The morning after the crash, Livengood’s wife Lynne found a note in the charred debris from Stacey Garza written to Kathleen Marks, dated January 2011. Part of it read: “Mom, I love you with all my heart and you have been my best friend my whole life."
Both firefighters and police told WSBT that stretch of U.S. 12 is not particularly dangerous, but people like the Livengoods who have lived there a long time said the curve has caused a few accidents over the years and a lot of near misses. The shoulder along the curve is gravel, and the Livengoods said they’ve seen drivers lose control.
“[The] same thing happened with a car that went off the road back here, and came back on. [The driver] over-compensated and hit a truck head-on.
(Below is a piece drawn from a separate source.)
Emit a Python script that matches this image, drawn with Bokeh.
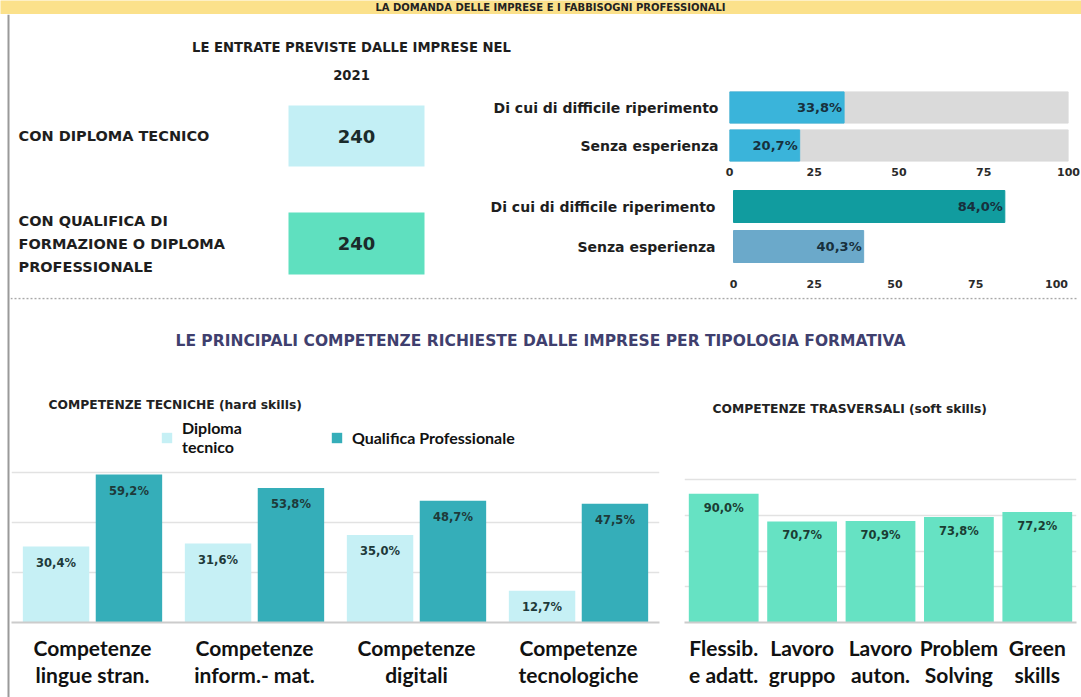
from bokeh.plotting import figure
from bokeh.layouts import row, column
from bokeh.models import Range1d, FactorRange, FixedTicker, Legend, LegendItem, ColumnDataSource, Grid
from bokeh.transform import dodge
from bokeh.core.properties import value
from bokeh.embed import file_html
from bokeh.resources import INLINE

# ---------------- data ----------------
title_text = "LA DOMANDA DELLE IMPRESE E I FABBISOGNI PROFESSIONALI"
entrate_title = ["LE ENTRATE PREVISTE DALLE IMPRESE NEL", "2021"]
entrate_labels = ["CON DIPLOMA TECNICO", "CON QUALIFICA DI\nFORMAZIONE O DIPLOMA\nPROFESSIONALE"]
entrate_values = [240, 240]

diff_labels = ["Di cui di difficile riperimento", "Senza esperienza"]
diploma_diff = [33.8, 20.7]
qualifica_diff = [84.0, 40.3]
pct_ticks = [0, 25, 50, 75, 100]

section2_title = "LE PRINCIPALI COMPETENZE RICHIESTE DALLE IMPRESE PER TIPOLOGIA FORMATIVA"
hard_title = "COMPETENZE TECNICHE (hard skills)"
soft_title = "COMPETENZE TRASVERSALI (soft skills)"
series_names = ["Diploma\ntecnico", "Qualifica Professionale"]

hard_cats = ["Competenze\nlingue stran.", "Competenze\ninform.- mat.", "Competenze\ndigitali", "Competenze\ntecnologiche"]
hard_diploma = [30.4, 31.6, 35.0, 12.7]
hard_qualifica = [59.2, 53.8, 48.7, 47.5]
hard_grid = [20, 40, 60]

soft_cats = ["Flessib.\ne adatt.", "Lavoro\ngruppo", "Lavoro\nauton.", "Problem\nSolving", "Green\nskills"]
soft_values = [90.0, 70.7, 70.9, 73.8, 77.2]
soft_grid = [25, 50, 75, 100]

# ---------------- style ----------------
FONT = "DejaVu Sans"
LFONT = "Lato"
C_YELLOW = "#FBE18B"
C_BORDER = "#9A9A9A"
C_BOX = ["#C3EFF5", "#5FE0BF"]
C_GRAYBAR = "#DADADA"
C_A = "#3AB4DA"
C_B = ["#119C9F", "#6BA9CA"]
C_DIP = "#C6F0F5"
C_QUAL = "#35AEB9"
C_SOFT = "#66E2C3"
C_TXT = "#1E1E1E"

BAND_H = 14


def pct(v):
    return f"{v:.1f}".replace(".", ",") + "%"


def canvas(w, h, x0, y0):
    p = figure(width=w, height=h, x_range=Range1d(x0, x0 + w), y_range=Range1d(y0 + h, y0),
               x_axis_type=None, y_axis_type=None, output_backend="svg",
               toolbar_location=None, min_border=0)
    p.outline_line_color = None
    p.grid.visible = False
    return p


def txt(p, x, y, s, size, color=C_TXT, align="left", font=FONT, style="bold", baseline="middle"):
    p.text(x=[x], y=[y], text=[s], text_font=value(font), text_font_size=size,
           text_font_style=style, text_color=color, text_align=align, text_baseline=baseline)


# ---------------- top band ----------------
band = canvas(1081, BAND_H, 0, 0)
band.background_fill_color = C_YELLOW
band.border_fill_color = C_YELLOW
txt(band, 550, BAND_H / 2, title_text, "10px", "#222222", "center")

# ---------------- left border strip ----------------
strip = canvas(10, 697 - BAND_H, 0, BAND_H)
strip.line(x=[8, 8], y=[BAND_H, 697], line_color=C_BORDER, line_width=2)

# ---------------- section 1 ----------------
sec1_top = canvas(1071, 85 - BAND_H, 10, BAND_H)
txt(sec1_top, 351, 47, entrate_title[0], "13.2px", align="center")
txt(sec1_top, 351, 74, entrate_title[1], "13.2px", align="center")

sec1_left = canvas(460, 212, 10, 85)
box_top = [105, 212]
box_bot = [166, 274]
sec1_left.quad(left=288, right=424, top=box_top, bottom=box_bot, fill_color=C_BOX, line_color=None)
sec1_left.text(x=[356, 356], y=[(a + b) / 2 for a, b in zip(box_top, box_bot)],
               text=[str(v) for v in entrate_values], text_font=value(FONT), text_font_size="18px",
               text_font_style="bold", text_color="#1B2B2B", text_align="center", text_baseline="middle")
for lab, yc in zip(entrate_labels, [(a + b) / 2 for a, b in zip(box_top, box_bot)]):
    lines = lab.split("\n")
    step = 23
    y0 = yc - step * (len(lines) - 1) / 2
    for i, ln in enumerate(lines):
        txt(sec1_left, 18, y0 + i * step, ln, "14.5px")

# horizontal bar charts: both share the same frame (729..1068 px on the page)
FRAME_L, FRAME_R = 729, 1068
B_ZERO, B_FULL = 733, 1056          # where 0 and 100 fall in the second chart
ub = (B_FULL - B_ZERO) / (pct_ticks[-1] - pct_ticks[0])
b_start = pct_ticks[0] - (B_ZERO - FRAME_L) / ub
b_end = pct_ticks[-1] + (FRAME_R - B_FULL) / ub


def style_hbar_fig(p, standoff_y, standoff_x):
    p.outline_line_color = None
    p.grid.visible = False
    xa = p.xaxis[0]
    xa.ticker = FixedTicker(ticks=pct_ticks)
    xa.axis_line_color = None
    xa.major_tick_line_color = None
    xa.major_tick_out = 0
    xa.major_tick_in = 0
    xa.minor_tick_line_color = None
    xa.major_label_standoff = standoff_x
    xa.major_label_text_font = FONT
    xa.major_label_text_font_style = "bold"
    xa.major_label_text_font_size = "11px"
    xa.major_label_text_color = "#2A2A2A"
    ya = p.yaxis[0]
    ya.axis_line_color = None
    ya.major_tick_line_color = None
    ya.major_tick_out = 0
    ya.major_tick_in = 0
    ya.minor_tick_line_color = None
    ya.major_label_standoff = standoff_y
    ya.major_label_text_font = FONT
    ya.major_label_text_font_style = "bold"
    ya.major_label_text_font_size = "14px"
    ya.major_label_text_color = C_TXT


pA = figure(width=611, height=97, x_range=Range1d(pct_ticks[0], pct_ticks[-1]),
            y_range=FactorRange(factors=diff_labels[::-1]), output_backend="svg",
            toolbar_location=None, min_border=0, min_border_left=FRAME_L - 470,
            min_border_right=1081 - FRAME_R, min_border_top=3, min_border_bottom=18)
pA.hbar(y=diff_labels, left=pct_ticks[0], right=pct_ticks[-1], height=0.82, color=C_GRAYBAR)
pA.hbar(y=diff_labels, left=pct_ticks[0], right=diploma_diff, height=0.82, color=C_A)
pA.text(x=diploma_diff, y=diff_labels, text=[pct(v) for v in diploma_diff], x_offset=-2,
        text_align="right", text_baseline="middle", text_font=value(FONT), text_font_size="13px",
        text_font_style="bold", text_color="#17303D")
style_hbar_fig(pA, 11, 3)

pB = figure(width=611, height=115, x_range=Range1d(b_start, b_end),
            y_range=FactorRange(factors=diff_labels[::-1]), output_backend="svg",
            toolbar_location=None, min_border=0, min_border_left=FRAME_L - 470,
            min_border_right=1081 - FRAME_R, min_border_top=4, min_border_bottom=31)
pB.hbar(y=diff_labels, left=pct_ticks[0], right=qualifica_diff, height=0.8, color=C_B)
pB.text(x=qualifica_diff, y=diff_labels, text=[pct(v) for v in qualifica_diff], x_offset=-2,
        text_align="right", text_baseline="middle", text_font=value(FONT), text_font_size="13px",
        text_font_style="bold", text_color="#17303D")
style_hbar_fig(pB, 14, 13)

# ---------------- section 2 header ----------------
FIG_TOP = 415
header2 = canvas(1071, FIG_TOP - 297, 10, 297)
header2.line(x=[10, 1078], y=[298, 298], line_color="#A8A8A8", line_width=1.5, line_dash="2 2")
txt(header2, 540, 340, section2_title, "15.5px", "#3F3F6E", "center")
txt(header2, 48, 404, hard_title, "12.3px", "#222222")
txt(header2, 712, 408, soft_title, "12.3px", "#222222")

# ---------------- vertical bar charts ----------------
FRAME_TOP, FRAME_BOT = 417, 622     # page pixels of the chart frames
HARD_GRID_PX = 472                   # page pixel of top hard-skill gridline
SOFT_GRID_PX = 479                   # page pixel of top soft-skill gridline
fh = FRAME_BOT - FRAME_TOP


def style_cat_fig(p):
    p.outline_line_color = None
    p.grid.visible = False
    ax = p.xaxis[0]
    ax.axis_line_color = "#CCCCCC"
    ax.axis_line_width = 2
    ax.major_tick_line_color = None
    ax.major_tick_out = 0
    ax.major_tick_in = 0
    ax.minor_tick_line_color = None
    ax.major_label_standoff = 12
    ax.major_label_text_font = LFONT
    ax.major_label_text_font_style = "bold"
    ax.major_label_text_font_size = "21px"
    ax.major_label_text_color = "#111111"
    ax.major_label_text_line_height = 1.11


hsrc = ColumnDataSource(dict(cat=hard_cats, dip=hard_diploma, qual=hard_qualifica,
                             dip_l=[pct(v) for v in hard_diploma], qual_l=[pct(v) for v in hard_qualifica]))
pH = figure(width=660, height=697 - FIG_TOP, x_range=FactorRange(factors=hard_cats),
            y_range=Range1d(0, hard_grid[-1] * fh / (FRAME_BOT - HARD_GRID_PX)),
            y_axis_location=None, output_backend="svg", toolbar_location=None,
            min_border=0, min_border_left=1, min_border_right=11,
            min_border_top=FRAME_TOP - FIG_TOP, min_border_bottom=697 - FRAME_BOT)
style_cat_fig(pH)
pH.add_layout(Grid(dimension=1, ticker=FixedTicker(ticks=hard_grid), grid_line_color="#E2E2E2",
                   grid_line_width=1.5))
r1 = pH.vbar(x=dodge("cat", -0.225, range=pH.x_range), top="dip", width=0.41, source=hsrc,
             fill_color=C_DIP, line_color=None)
r2 = pH.vbar(x=dodge("cat", 0.225, range=pH.x_range), top="qual", width=0.41, source=hsrc,
             fill_color=C_QUAL, line_color=None)
for col, lab, off in [("dip", "dip_l", -0.225), ("qual", "qual_l", 0.225)]:
    pH.text(x=dodge("cat", off, range=pH.x_range), y=col, text=lab, source=hsrc, y_offset=16,
            text_align="center", text_baseline="middle", text_font=value(FONT),
            text_font_size="11.5px", text_font_style="bold", text_color="#1E3A3A")
leg = Legend(items=[LegendItem(label=series_names[0], renderers=[r1]),
                    LegendItem(label=series_names[1], renderers=[r2])],
             orientation="horizontal", location=(149, FRAME_BOT - 456),
             glyph_width=13, glyph_height=13, label_standoff=9, spacing=88,
             padding=0, margin=0, border_line_color=None, background_fill_alpha=0,
             label_text_font=LFONT, label_text_font_style="bold", label_text_font_size="16px",
             label_text_color="#111111")
pH.add_layout(leg)

ssrc = ColumnDataSource(dict(cat=soft_cats, val=soft_values, lab=[pct(v) for v in soft_values]))
pS = figure(width=411, height=697 - FIG_TOP, x_range=FactorRange(factors=soft_cats),
            y_range=Range1d(0, soft_grid[-1] * fh / (FRAME_BOT - SOFT_GRID_PX)),
            y_axis_location=None, output_backend="svg", toolbar_location=None,
            min_border=0, min_border_left=14, min_border_right=5,
            min_border_top=FRAME_TOP - FIG_TOP, min_border_bottom=697 - FRAME_BOT)
style_cat_fig(pS)
pS.add_layout(Grid(dimension=1, ticker=FixedTicker(ticks=soft_grid), grid_line_color="#E2E2E2",
                   grid_line_width=1.5))
pS.vbar(x="cat", top="val", width=0.89, source=ssrc, fill_color=C_SOFT, line_color=None)
pS.text(x="cat", y="val", text="lab", source=ssrc, y_offset=14, text_align="center",
        text_baseline="middle", text_font=value(FONT), text_font_size="11.5px",
        text_font_style="bold", text_color="#1B3D33")

# ---------------- layout ----------------
main = column(sec1_top, row(sec1_left, column(pA, pB)), header2, row(pH, pS))
page = column(band, row(strip, main))

open("out.html", "w").write(file_html(page, INLINE, title="Fabbisogni professionali"))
Same thing,” said Larry Livengood.
But what he and others – including first responders – saw Sunday afternoon will stay with them forever.
“It hits home,” said Niles Township Fire Lt. Doug Myers, one of the first firefighters on scene Sunday afternoon. “I told the guys last night when we got done, ‘Go home, make sure you hug your families. Thank the Lord that you still have them.”
When first responders come across particularly horrific scenes, they’ll often bring in a Critical Incident Stress Management team to help them cope.
“There are things people don’t realize and firefighters don’t realize can happen through something like this later on” Myers said. “And that team is really good about letting you know what to look for and what the family needs to look for, because a lot of times it’s the family that sees the stress we might not be aware of.”
Niles Twp. Fire Chief Gary Brovold told WSBT he’ll keep an eye on his firefighters and continue promoting conversations about the crash aftermath to make sure they’re OK.